GIVEN EXERCISE
Reproduce the material below line by line, beginning with its first line and ending with the line that contains "import numpy as np"; leave out pictures.

DATA EXCERPT
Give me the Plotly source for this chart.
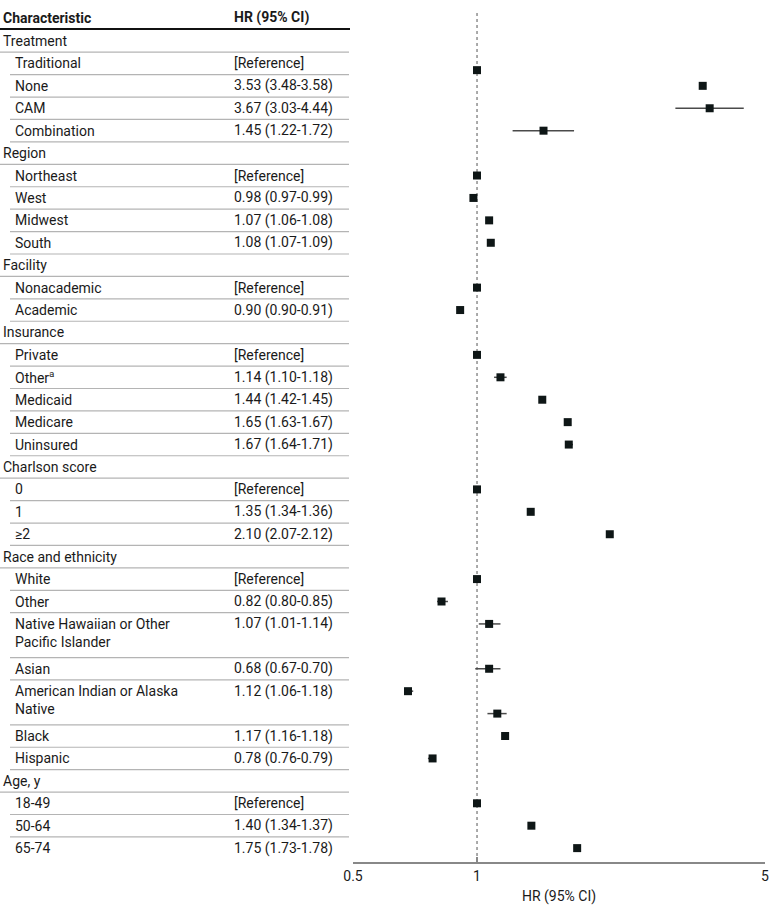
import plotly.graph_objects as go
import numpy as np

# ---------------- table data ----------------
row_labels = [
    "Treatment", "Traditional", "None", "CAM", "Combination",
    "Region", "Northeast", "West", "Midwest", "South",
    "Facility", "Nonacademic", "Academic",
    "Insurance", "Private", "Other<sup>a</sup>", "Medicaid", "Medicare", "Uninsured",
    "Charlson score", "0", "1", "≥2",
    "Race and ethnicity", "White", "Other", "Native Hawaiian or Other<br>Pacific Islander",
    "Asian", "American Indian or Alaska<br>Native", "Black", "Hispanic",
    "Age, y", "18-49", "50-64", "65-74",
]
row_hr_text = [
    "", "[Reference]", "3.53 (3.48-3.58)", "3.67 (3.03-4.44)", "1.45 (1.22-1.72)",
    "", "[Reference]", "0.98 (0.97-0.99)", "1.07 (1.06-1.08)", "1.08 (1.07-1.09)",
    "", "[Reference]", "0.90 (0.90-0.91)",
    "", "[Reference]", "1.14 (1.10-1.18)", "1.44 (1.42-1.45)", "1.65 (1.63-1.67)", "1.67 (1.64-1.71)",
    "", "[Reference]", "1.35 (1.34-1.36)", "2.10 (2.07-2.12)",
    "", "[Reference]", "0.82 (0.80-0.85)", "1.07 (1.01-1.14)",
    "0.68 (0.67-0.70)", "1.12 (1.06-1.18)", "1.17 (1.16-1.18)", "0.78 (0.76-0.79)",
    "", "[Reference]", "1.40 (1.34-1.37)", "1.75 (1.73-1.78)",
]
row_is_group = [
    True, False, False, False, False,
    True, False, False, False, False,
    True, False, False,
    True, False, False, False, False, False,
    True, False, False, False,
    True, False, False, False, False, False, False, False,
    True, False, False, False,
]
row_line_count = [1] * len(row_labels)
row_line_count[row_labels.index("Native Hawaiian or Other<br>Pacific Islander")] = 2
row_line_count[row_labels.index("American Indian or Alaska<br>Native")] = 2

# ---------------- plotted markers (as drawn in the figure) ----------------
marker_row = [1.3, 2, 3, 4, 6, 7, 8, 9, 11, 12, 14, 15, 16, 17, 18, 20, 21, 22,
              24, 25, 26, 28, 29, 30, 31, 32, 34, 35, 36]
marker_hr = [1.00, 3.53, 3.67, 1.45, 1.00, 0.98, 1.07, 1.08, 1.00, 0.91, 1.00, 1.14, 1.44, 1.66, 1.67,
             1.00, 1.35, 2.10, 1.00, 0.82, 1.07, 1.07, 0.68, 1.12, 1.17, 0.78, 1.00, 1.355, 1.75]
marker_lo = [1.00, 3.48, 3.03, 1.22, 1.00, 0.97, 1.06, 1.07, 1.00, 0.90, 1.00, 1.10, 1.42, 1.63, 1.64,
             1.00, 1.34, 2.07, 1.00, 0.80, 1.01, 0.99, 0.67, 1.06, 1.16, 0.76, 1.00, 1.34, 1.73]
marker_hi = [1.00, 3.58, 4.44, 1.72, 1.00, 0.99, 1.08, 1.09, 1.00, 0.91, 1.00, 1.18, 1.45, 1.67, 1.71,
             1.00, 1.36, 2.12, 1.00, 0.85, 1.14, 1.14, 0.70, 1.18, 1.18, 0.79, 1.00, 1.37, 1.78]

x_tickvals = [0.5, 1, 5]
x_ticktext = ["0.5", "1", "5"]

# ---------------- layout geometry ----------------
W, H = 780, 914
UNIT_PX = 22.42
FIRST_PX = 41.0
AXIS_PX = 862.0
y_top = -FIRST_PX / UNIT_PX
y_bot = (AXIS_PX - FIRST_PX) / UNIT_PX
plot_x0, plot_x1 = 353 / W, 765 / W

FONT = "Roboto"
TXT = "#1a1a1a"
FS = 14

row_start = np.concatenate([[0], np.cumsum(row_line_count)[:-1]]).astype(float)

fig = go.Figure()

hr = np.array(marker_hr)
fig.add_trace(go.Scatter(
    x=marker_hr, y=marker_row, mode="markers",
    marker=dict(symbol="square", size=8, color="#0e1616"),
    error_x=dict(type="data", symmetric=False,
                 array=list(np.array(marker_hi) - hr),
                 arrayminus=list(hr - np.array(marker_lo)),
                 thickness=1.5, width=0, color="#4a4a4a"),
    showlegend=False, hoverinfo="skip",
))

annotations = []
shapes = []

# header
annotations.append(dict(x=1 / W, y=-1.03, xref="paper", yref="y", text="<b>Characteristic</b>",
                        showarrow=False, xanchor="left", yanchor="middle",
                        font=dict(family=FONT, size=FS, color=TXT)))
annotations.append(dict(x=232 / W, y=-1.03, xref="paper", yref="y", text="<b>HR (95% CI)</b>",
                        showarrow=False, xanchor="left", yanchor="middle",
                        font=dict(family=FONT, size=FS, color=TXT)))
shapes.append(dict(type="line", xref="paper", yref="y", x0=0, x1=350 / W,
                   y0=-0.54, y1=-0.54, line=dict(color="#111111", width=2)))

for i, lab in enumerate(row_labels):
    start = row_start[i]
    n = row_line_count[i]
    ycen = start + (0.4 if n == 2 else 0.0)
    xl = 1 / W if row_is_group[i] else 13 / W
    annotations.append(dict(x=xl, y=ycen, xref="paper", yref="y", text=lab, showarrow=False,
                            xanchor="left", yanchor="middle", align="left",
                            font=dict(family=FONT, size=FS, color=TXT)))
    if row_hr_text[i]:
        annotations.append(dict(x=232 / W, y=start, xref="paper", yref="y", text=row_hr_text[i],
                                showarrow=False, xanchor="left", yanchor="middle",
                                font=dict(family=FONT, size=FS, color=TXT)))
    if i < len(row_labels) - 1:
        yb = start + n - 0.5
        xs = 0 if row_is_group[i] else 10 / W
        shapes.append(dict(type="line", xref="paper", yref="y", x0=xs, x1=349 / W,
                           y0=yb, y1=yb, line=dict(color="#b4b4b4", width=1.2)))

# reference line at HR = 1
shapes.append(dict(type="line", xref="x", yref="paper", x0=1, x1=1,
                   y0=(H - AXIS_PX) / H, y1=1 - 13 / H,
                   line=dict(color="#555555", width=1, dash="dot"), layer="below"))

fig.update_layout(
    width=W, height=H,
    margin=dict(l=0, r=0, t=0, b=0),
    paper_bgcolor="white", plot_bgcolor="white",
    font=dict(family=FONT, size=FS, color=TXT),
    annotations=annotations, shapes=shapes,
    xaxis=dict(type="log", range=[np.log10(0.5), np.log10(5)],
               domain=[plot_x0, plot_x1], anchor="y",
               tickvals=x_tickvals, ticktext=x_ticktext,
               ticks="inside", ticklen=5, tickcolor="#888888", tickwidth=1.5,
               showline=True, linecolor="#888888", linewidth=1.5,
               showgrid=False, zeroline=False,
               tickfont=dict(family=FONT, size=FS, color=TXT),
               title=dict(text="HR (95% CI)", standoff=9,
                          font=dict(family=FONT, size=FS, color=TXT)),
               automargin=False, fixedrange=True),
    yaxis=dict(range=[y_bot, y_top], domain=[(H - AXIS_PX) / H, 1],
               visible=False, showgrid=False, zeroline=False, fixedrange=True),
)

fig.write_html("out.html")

EXERCISE OUTPUT
Give me the Plotly source for this chart.
import plotly.graph_objects as go
import numpy as np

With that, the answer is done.